As near as I am able to learn she was taken in Warsaw Sound, while attempting to run out. It no doubt was the intention of the officer in command of the Fingal to attack the negro troops at St. Simons, or the Forty-seventh New York, on Ossabaw Island. Had she succeeded in eluding the vigilance of our naval officers she might have done an immense amount of damage to the department, especially at the many points where we have but comparatively few troops.

Later intelligence from the South is to the effect that the Fingal fired only four shots and surrendered. The […..] were disloyal to the rebel navy, which accounts for so little fighting.
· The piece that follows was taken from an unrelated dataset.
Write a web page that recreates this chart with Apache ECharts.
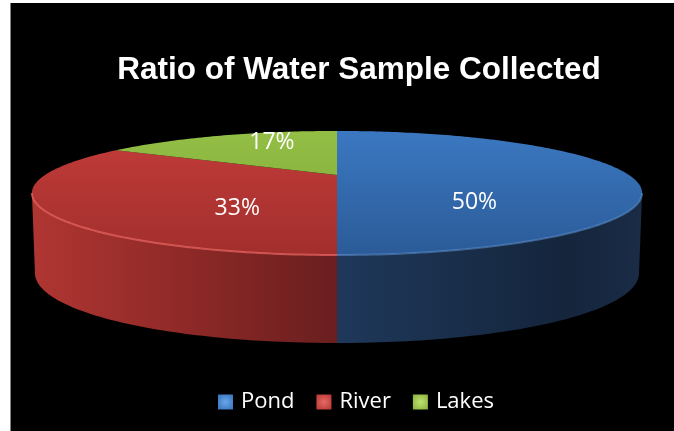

A day or two since a blockade runner was run ashore just north of Lighthouse Inlet, on the Morris Island shore, by our naval vessels. The batteries on Folly Island immediately opened with their James guns, putting over seventy shells into the vessel. By some misunderstanding between the commanding officer of the picket and the officer in command of the battery, the entire crew escaped with all the mails and documents. I am unable to learn the name of the vessel. She is a total wreck. From the above I am indebted to Lieutenant Hees, of the Third New York artillery.

Since the firing upon the steamer the enemy’s batteries on Morris island have been engaging our batteries on Folly Island continually, up to the present hour, but no one man has been wounded on our side. One battery on Morris Island has been silenced.

THE LATEST.

Another despatch from Fort Pulaski to General Gilmore states that one hundred and eighty prisoners were captured on board the Fingal. Only five shots were fired by the enemy. She ingloriously struck her colors to our invulnerable and invincible Monitors. The Weehawken was one of the Monitors engaged.